The question here about the Chattanooga shootings and similar attacks is not whether any or all of this is justified. The question is whether the term “terrorism” applies to such acts, and whether the term has any consistent meaning. To question whether something qualifies as “terrorism” quite obviously is not to say it is justifiable: All sorts of violence is wrong without being “terrorism.”
One could argue that attacks such as last night’s in Chattanooga count as “terrorism” despite targeting military sites because they are not carried out by states but rather by individuals or non-state actors. But that’s just another way of saying that the violence the U.S. engages in as part of the War on Terror is inherently justified and legitimate, while the violence engaged in by its declared enemies — non-state actors — never is. This is all about creating self-justifying double standards: Just imagine the outrage that would pour forth if Syria had sent a commando force to kill an American or Israeli general in his home.

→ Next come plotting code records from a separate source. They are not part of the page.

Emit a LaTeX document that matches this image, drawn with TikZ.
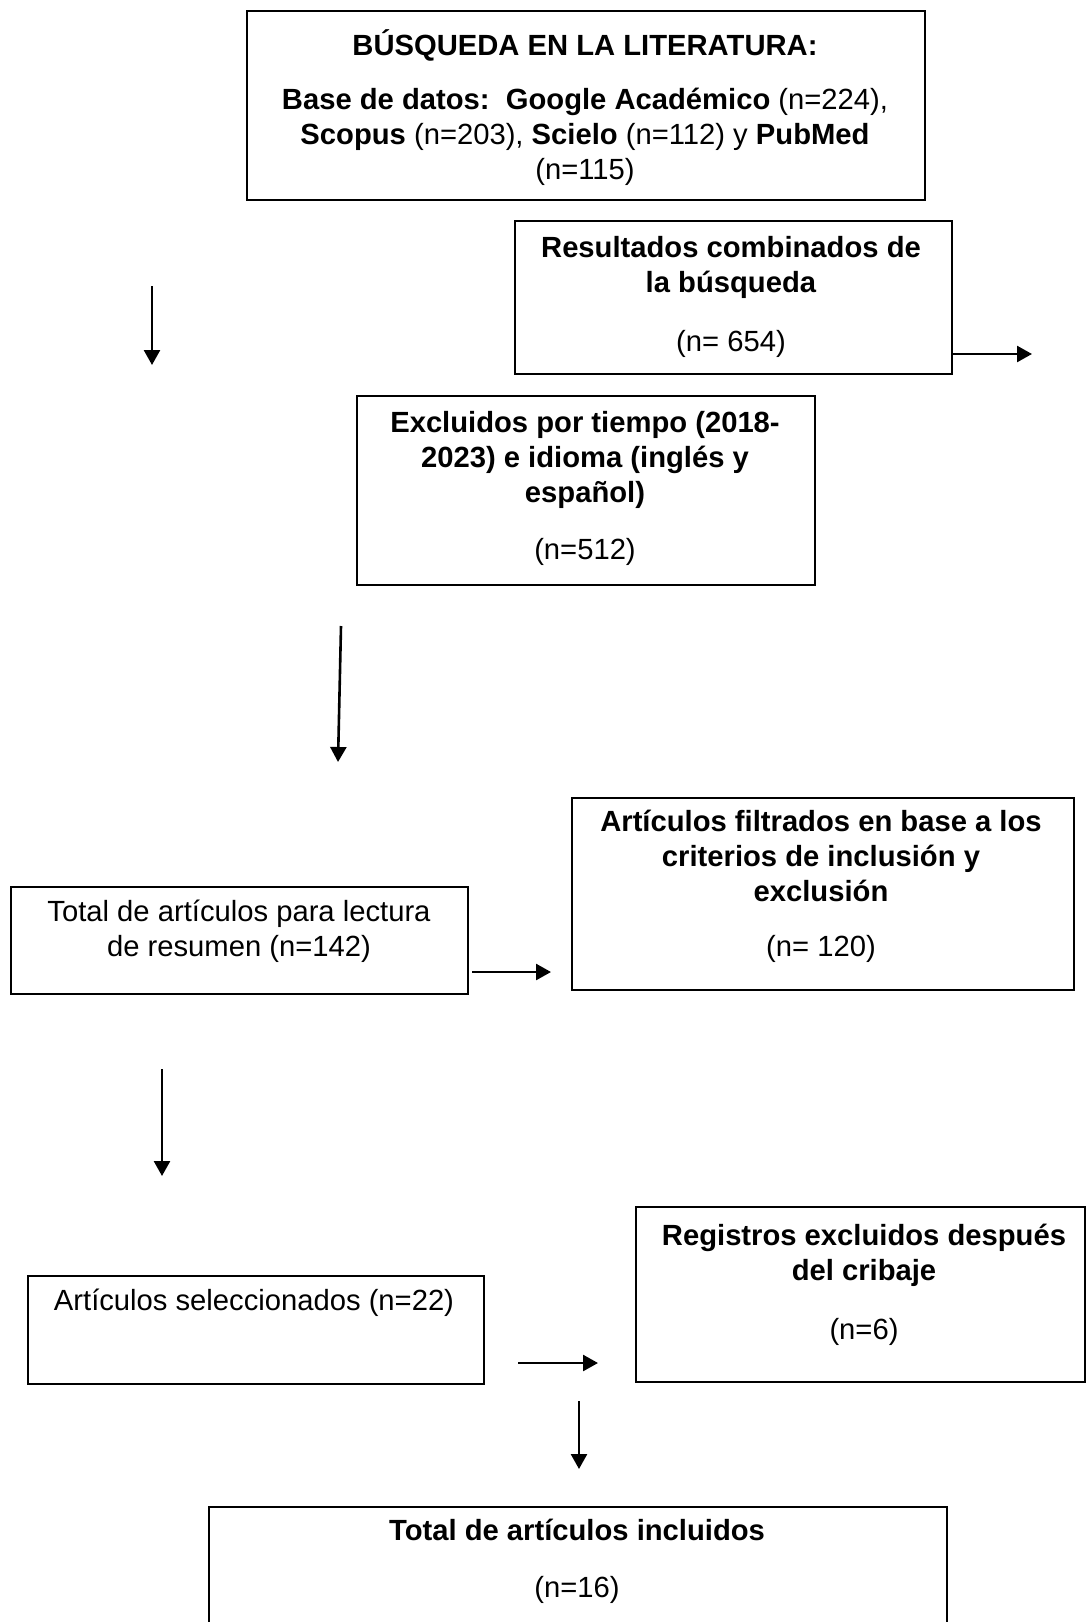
\documentclass[tikz,border=0pt]{standalone}
\usepackage{fontspec}
\setmainfont{Liberation Sans}
\usepackage{tikz}
\usetikzlibrary{arrows.meta,positioning}

\begin{document}
\begin{tikzpicture}[x=0.5pt, y=-0.5pt,
		box/.style={draw, line width=1pt, inner sep=0pt, anchor=north west},
		txt/.style={align=center, inner sep=0pt, font=\fontsize{14.6}{17.5}\selectfont},
		flecha/.style={-{Triangle[width=8pt,length=7.5pt]}, line width=1.3pt}]
	\useasboundingbox (0,0) rectangle (1086,1622);
	% cajas
	\node[box, minimum width=339pt, minimum height=94.5pt] (busq) at (246,10) {};
	\node[box, minimum width=218.5pt, minimum height=76.5pt] (comb) at (514,220) {};
	\node[box, minimum width=229pt, minimum height=94.5pt] (excl) at (356,395) {};
	\node[box, minimum width=251pt, minimum height=96pt] (filt) at (571,797) {};
	\node[box, minimum width=228.5pt, minimum height=53.5pt] (lect) at (10,886) {};
	\node[box, minimum width=224.5pt, minimum height=87.5pt] (crib) at (635,1206) {};
	\node[box, minimum width=228pt, minimum height=54pt] (selec) at (27,1275) {};
	\node[box, minimum width=369pt, minimum height=80pt] (incl) at (208,1506) {};
	% textos
	\node[txt] (busqt) at (585,108) {\textbf{BÚSQUEDA EN LA LITERATURA:}\\[9.5pt]
		\textbf{Base de datos:\ \ Google Académico}\ (n=224),\\
		\textbf{Scopus} (n=203), \textbf{Scielo} (n=112) y \textbf{PubMed}\\
		(n=115)};
	\node[txt] (combt) at (731,297) {\textbf{Resultados combinados\ de}\\
		\textbf{la búsqueda}\\[12pt]
		(n= 654)};
	\node[txt] (exclt) at (585,488) {\textbf{Excluidos por tiempo\ (2018-}\\
		\textbf{2023) e idioma (inglés y}\\
		\textbf{español)}\\[11pt]
		(n=512)};
	\node[txt] (filtt) at (821,886) {\textbf{Artículos\ filtrados en base a los}\\
		\textbf{criterios de inclusión y}\\
		\textbf{exclusión}\\[10pt]
		(n= 120)};
	\node[txt] (lectt) at (239,931) {Total de artículos para lectura\\
		de resumen (n=142)};
	\node[txt] (cribt) at (864,1285) {\textbf{Registros excluidos después}\\
		\textbf{del cribaje}\\[12pt]
		(n=6)};
	\node[txt] (select) at (254,1303) {Artículos seleccionados (n=22)};
	\node[txt] (inclt) at (577,1561) {\textbf{Total de artículos incluidos}\\[11pt]
		(n=16)};
	% flechas
	\coordinate (f1) at (951,354);
	\coordinate (f1e) at (1032,354);
	\coordinate (f2) at (152,286);
	\coordinate (f2e) at (152,365);
	\coordinate (f3) at (341,626);
	\coordinate (f3e) at (338,762);
	\coordinate (f4) at (472,972);
	\coordinate (f4e) at (551,972);
	\coordinate (f5) at (162,1069);
	\coordinate (f5e) at (162,1176);
	\coordinate (f6) at (518,1363);
	\coordinate (f6e) at (598,1363);
	\coordinate (f7) at (579,1401);
	\coordinate (f7e) at (579,1469);
	\foreach \a/\b in {f1/f1e, f2/f2e, f3/f3e, f4/f4e, f5/f5e, f6/f6e, f7/f7e}
		\draw[flecha] (\a) -- (\b);
\end{tikzpicture}
\end{document}
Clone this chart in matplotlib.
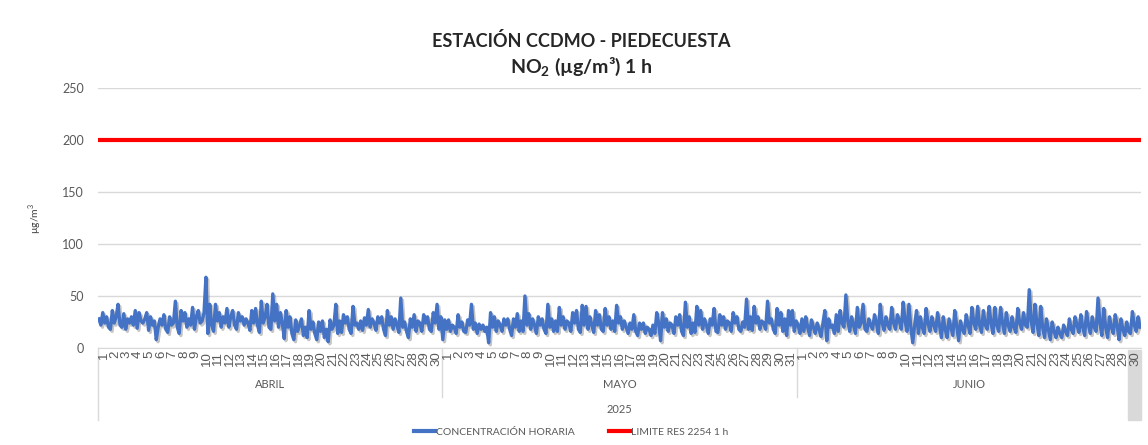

And ultimately, that’s the real point here: The U.S. Government, its allies and their apologists constantly propagate standards that have no purpose other than to legitimize all of their violence while de-legitimizing all violence by their enemies in the “war” they have declared. Nothing is more central to that effort than the propagandistic invocation of the term “terrorism.” We’re now at the point where it is “terrorism” when enemies of the U.S. targetAmerican military bases and soldiers, but not “terrorism” when the U.S. recklessly engages in violence it knows will kill large numbers of civilians.